That awkward moment......

....When your mom asks you about boys.
Me and my mother haven't always had a good relationship. Actually, at a point it was downright miserable. I'm an introvert. Mom calls me a hermit, i disagree. Its a long running argument between the two of us. Point is, we don't talk about me, or my social or personal life. People think I'm weird for that because your mom is supposed to be your confidant but for us, it never worked that way. I'm the youngest of four so i guess she was just too tired by the time it got around to raising me.

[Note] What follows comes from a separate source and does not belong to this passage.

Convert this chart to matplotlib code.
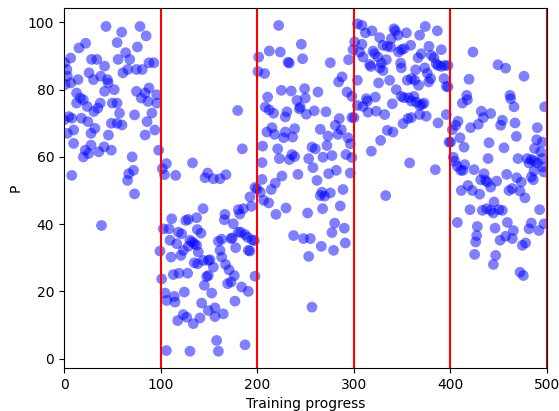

My mom thinks I'm gay. Weird right? It all started at my 17th birthday party. Girls movie night. Fun right? I thought so. At any rate, two of the girls i invited each brought their girlfriends with them. I didn't mind, same love and all that. After the party my mom asked me if i liked girls and i almost spit out the juice i was drinking. I would have never thought my straight laced mother would come out and ask a question like that. I told her no, but she thought i was lying because i never dated in high school. Later that month i was at a friends party (one of the girls that brought their girlfriend) and told my friends. They all started laughing and she said in response that i was one of the straightest people she knew. Which is true, I am completely straight.
After that , Mom always went out of her way to ask me if i liked anyone new or anything. This was weird on my part because i don't like talking about my personal life. This blog is what this is for. For me to get out my thoughts and experiences with anonymity and maybe some responses. I just don't know what to do when it comes to guys honestly. The freak me out. They always want something. I know, I'm not that naive. And don't get me wrong, i have a ton of guy friends. Just none that i can imagine having in a romantic relationship. Well thats it. Now i know. I'm an emotionally and socially awkward train wreck with rumored lesbian tendencies (thanks mom).